Article from Issue 164/2014
Author(s):

"If you build it, they will come…" The line lingers from a well-known baseball-as-religion movie from many innings in my past. No sense in erecting an elegant synopsis of the film (if I try to build that, you will most certainly go), but I will admit that this one mystical line bears repeating.

Dear Linux Pro Reader,

"If you build it, they will come…" The line lingers from a well-known baseball-as-religion movie from many innings in my past. No sense in erecting an elegant synopsis of the film (if I try to build that, you will most certainly go), but I will admit that this one mystical line bears repeating.

As a young engineer, I only lasted six months working for the California Highway Department, creators of what was at the time (and still might be) the most advanced and scientific highway system in the world. I honestly couldn't see how I was helping. You see, the reason the California Highway Department kept building roads was because they kept getting more people in the suburbs. The reason they kept getting more people in the suburbs was because they kept building more roads. A few rounds of "If you build it they will come," and the whole landscape started to transform in ways that no one really ever fully predicted, and what was once a sensible and practical element of the infrastructure became a battleground.

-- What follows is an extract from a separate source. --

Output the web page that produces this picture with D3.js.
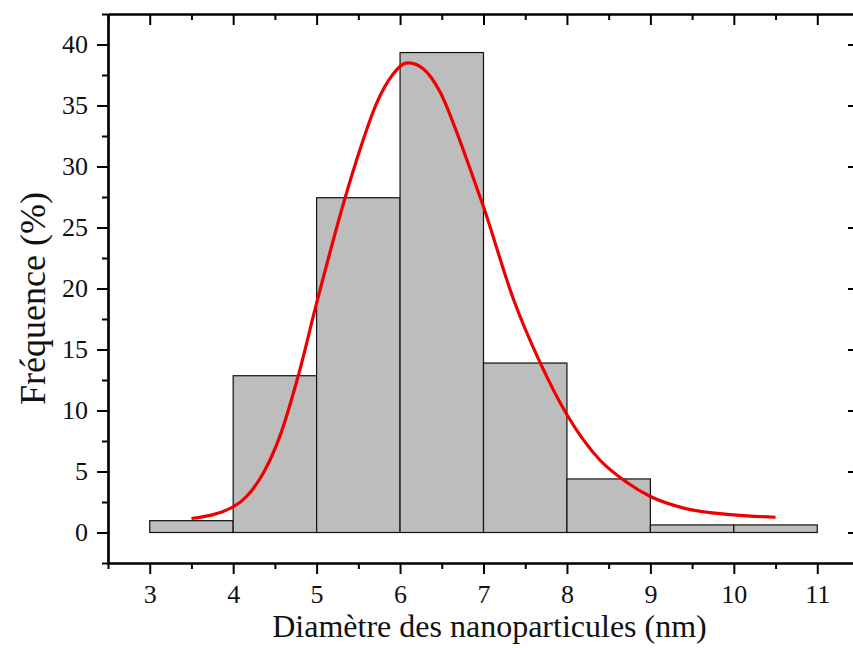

For some, the road meant freedom: freedom to buy a home, freedom to live and work as they choose. For others, the road meant money: construction contracts, real estate deals, new spaces for new malls that will coax the businesses away from other malls. But, the people for whom the road meant money never really said it was about money – they always said it was about freedom. I have heard many corporate real estate developers invoke the theme of freedom when they are told they can't build wherever it is they want to build. Sometimes they even bring in the founding fathers and the severely overused Boston Tea Party to explain the need to let them build their building. Of course, they have a right to say what they want, but you have a right to distinguish between the people who want real freedom as a universal human right and the people who want money.

Fast forward to now, and I feel like I'm watching the same story unfold – not with an old-fashioned highway, but with our new-fangled information highway. "If you build it they will come" is playing out in a big way.

They built the Internet, and people used it for email and occasional remote networking. Eventually, they started to build websites, then they built bigger and faster websites, then they built really huge websites and started streaming vast quantities of video content for enormous profits.

The Internet is a mess for some of the same reasons the highway system is a mess, and in fact, the Internet is even more of a mess, because (for better or worse), at least a highway is owned by the government, which is at least supposed to act impartially. What we know as the Internet is actually an incredibly complex tangle of business arrangements, ending with the business deal you make with your Internet provider, and not one of those businesses will act in a munificent or civically conscious manner unless it suits their business interests.

Like the other road, this road has a lot of people talking about freedom. To some, freedom means free speech: the ability to share ideas with the entire world, or free software; the ability to share source code and expect that those who use it will also share their changes. I agree with this kind of freedom.

To others, Internet "freedom" means the freedom to start new companies with the backing of venture capitalists – including companies that spy and extract value from the privacy of their customers. These companies might have some pleasant entertainment value, but they don't have anything to do with freedom as defined by the French Revolution, Roosevelt's Four Freedoms speech, or the GNU manifesto.

Facebook earned US$ 7.87 billion last year on a total of 1.23 billion monthly active users. That means all that data mining they did on you only earned them an average of US$ 6.39 per year per person. Will they just let you pay them US$ 6.39 and forgo all the spying? No, probably not. When they talk about freedom, they mean their freedom, not your freedom.